According to the report, caregivers of a person with dementia lose between 2.4 hours and 3.5 hours of sleep a week. Well, I think I lost more than that much sleep each night! Jim didn’t seem to need more than four hours a sleep, and that meant that I didn’t get much more sleep than he did. He wandered around the house and sometimes out the door. After having to drive the road at night to find him, I put an alarm on the door so that he couldn’t go outside without me knowing it.
Stress and burnout are the nemesis of a caregiver. It is important to have some time away from the responsibilities of caregiving, or respite. I was working when I cared for Jim and I really needed that time away, although leaving him in someone else’s care was a different kind of stress. Fortunately, I worked close to home and could make the trip in less than twenty minutes.
Caregiving is a challenge, but family and friends can be lifesavers. We were blessed that Jim and I both came from large families who were there for both of us. Jim enjoyed being around someone besides me, and when I was stressed and tired, I can understand why. Our sons and daughters-in-law were frontline warriors that were only a phone call away.
A difficult situation for a caregiver is knowing when to say “when.” With family help and professional caregivers, I kept Jim at home as long as I could.

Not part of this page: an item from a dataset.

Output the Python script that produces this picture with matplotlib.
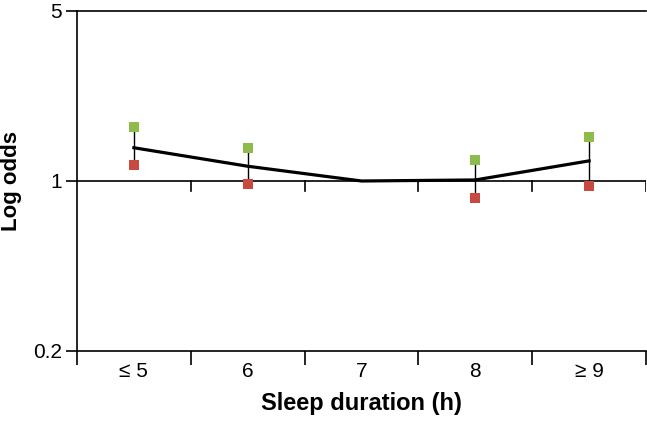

Relinquishing most of Jim’s care to others was heart wrenching. When I placed Jim in a nursing home, I was still a hands-on caregiver because no matter how much dementia changed him, he was still Jim. For my own peace of mind, I needed the assurance that he received the best care possible.
Being a caregiver can be fulfilling when it is a labor of love. When you know that you are doing your best to keep your loved one safe, happy, and comfortable, you will sleep better at night—even if it is for four hours.